EXERCISE — Exactly the lines from the start of the data through the line containing "plt.rcParams['font.family'] = ['Liberation" should be output, with both ends kept and nothing added.
* * * *
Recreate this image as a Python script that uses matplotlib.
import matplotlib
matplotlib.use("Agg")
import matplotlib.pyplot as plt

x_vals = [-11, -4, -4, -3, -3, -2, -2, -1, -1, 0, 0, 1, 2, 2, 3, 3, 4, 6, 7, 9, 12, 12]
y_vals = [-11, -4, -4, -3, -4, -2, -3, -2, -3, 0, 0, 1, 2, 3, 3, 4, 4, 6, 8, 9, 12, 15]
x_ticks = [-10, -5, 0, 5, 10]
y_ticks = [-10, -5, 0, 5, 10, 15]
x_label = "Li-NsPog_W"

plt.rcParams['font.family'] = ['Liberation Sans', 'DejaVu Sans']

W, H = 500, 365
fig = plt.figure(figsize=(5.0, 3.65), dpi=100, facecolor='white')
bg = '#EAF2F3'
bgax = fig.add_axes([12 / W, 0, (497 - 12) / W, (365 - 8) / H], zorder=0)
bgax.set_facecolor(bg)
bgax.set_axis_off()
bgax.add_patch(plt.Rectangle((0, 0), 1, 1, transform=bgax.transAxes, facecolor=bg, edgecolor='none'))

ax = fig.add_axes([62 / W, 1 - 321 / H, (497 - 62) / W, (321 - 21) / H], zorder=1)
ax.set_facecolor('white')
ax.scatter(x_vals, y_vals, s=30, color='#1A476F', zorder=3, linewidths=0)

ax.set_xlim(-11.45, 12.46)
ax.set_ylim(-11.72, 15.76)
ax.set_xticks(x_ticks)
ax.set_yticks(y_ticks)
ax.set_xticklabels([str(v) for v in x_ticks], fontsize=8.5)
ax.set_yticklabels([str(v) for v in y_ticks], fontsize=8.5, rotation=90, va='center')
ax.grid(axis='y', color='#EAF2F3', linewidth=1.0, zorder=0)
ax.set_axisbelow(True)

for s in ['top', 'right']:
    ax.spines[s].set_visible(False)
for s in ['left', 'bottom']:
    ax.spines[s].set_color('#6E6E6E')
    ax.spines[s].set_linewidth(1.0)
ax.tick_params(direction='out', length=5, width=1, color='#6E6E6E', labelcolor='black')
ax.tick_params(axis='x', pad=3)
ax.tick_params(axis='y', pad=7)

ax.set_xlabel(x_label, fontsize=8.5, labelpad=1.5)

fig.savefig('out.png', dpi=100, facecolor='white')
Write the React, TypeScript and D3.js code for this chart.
* * * *
COMPLETE OUTPUT —
Recreate this image as a Python script that uses matplotlib.
import matplotlib
matplotlib.use("Agg")
import matplotlib.pyplot as plt

x_vals = [-11, -4, -4, -3, -3, -2, -2, -1, -1, 0, 0, 1, 2, 2, 3, 3, 4, 6, 7, 9, 12, 12]
y_vals = [-11, -4, -4, -3, -4, -2, -3, -2, -3, 0, 0, 1, 2, 3, 3, 4, 4, 6, 8, 9, 12, 15]
x_ticks = [-10, -5, 0, 5, 10]
y_ticks = [-10, -5, 0, 5, 10, 15]
x_label = "Li-NsPog_W"

plt.rcParams['font.family'] = ['Liberation Sans', 'DejaVu Sans']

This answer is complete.